Which horse won the inaugural Derby at Epsom?

Boasting total prize money in excess of £1.5 million, of which winning connections collect over £882,000, the Derby is the most valuable and prestigious race run in Britain. Nowadays run on the first Saturday in June, over a mile and a half, on a left-handed, famously switchback course at Epsom Downs, the second jewel of the traditional Triple Crown has, inevitably, become the yardstick by which colts of the Classic generation are measured. Indeed, even in modern times, it is worth noting that the likes of Sea Bird, Mill Reef, Sea The Stars, Shergar, Generous and Reference Point, all of whom feature in the top twenty highest-rated horses of the Timeform era, which began in 1948, all won the Derby.

Of course, the Derby is the third-oldest of the five British Classics, having been founded in 1780, four years after the St. Leger, at Doncaster, and a year after the Oaks, nowadays run over the same course and distance at Epsom.

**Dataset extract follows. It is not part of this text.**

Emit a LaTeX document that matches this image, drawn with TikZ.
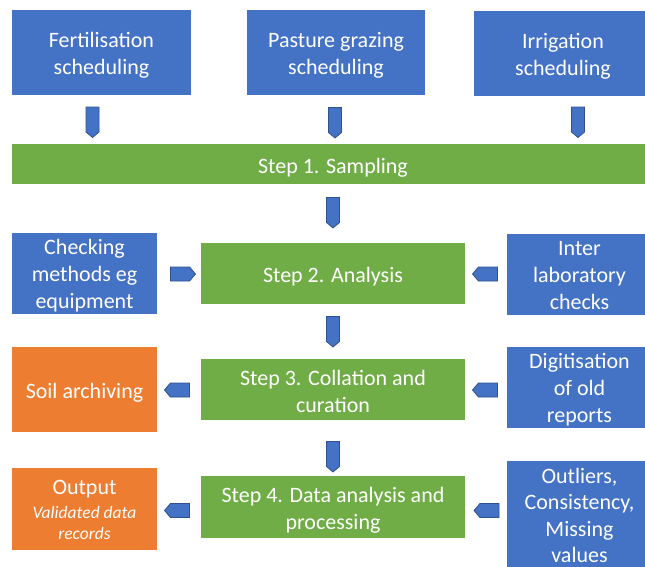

The co-founders, Edward Smith-Stanley, Twelfth Earl of Derby and his dinner guest, Sir Charles Bunbury, a steward of the Jockey Club, supposedly tossed a coin to decide after which of them the newly-devised race should be named. In any event, the inaugural Derby was run on May 4, 1780, not over a mile and a half, but over the last mile of the old, two-mile Orbital, or Cup, Course at Epsom. It was won by Diomed, owned by Bunbury, and arguably the best colt since Eclipse, a decade or so earlier.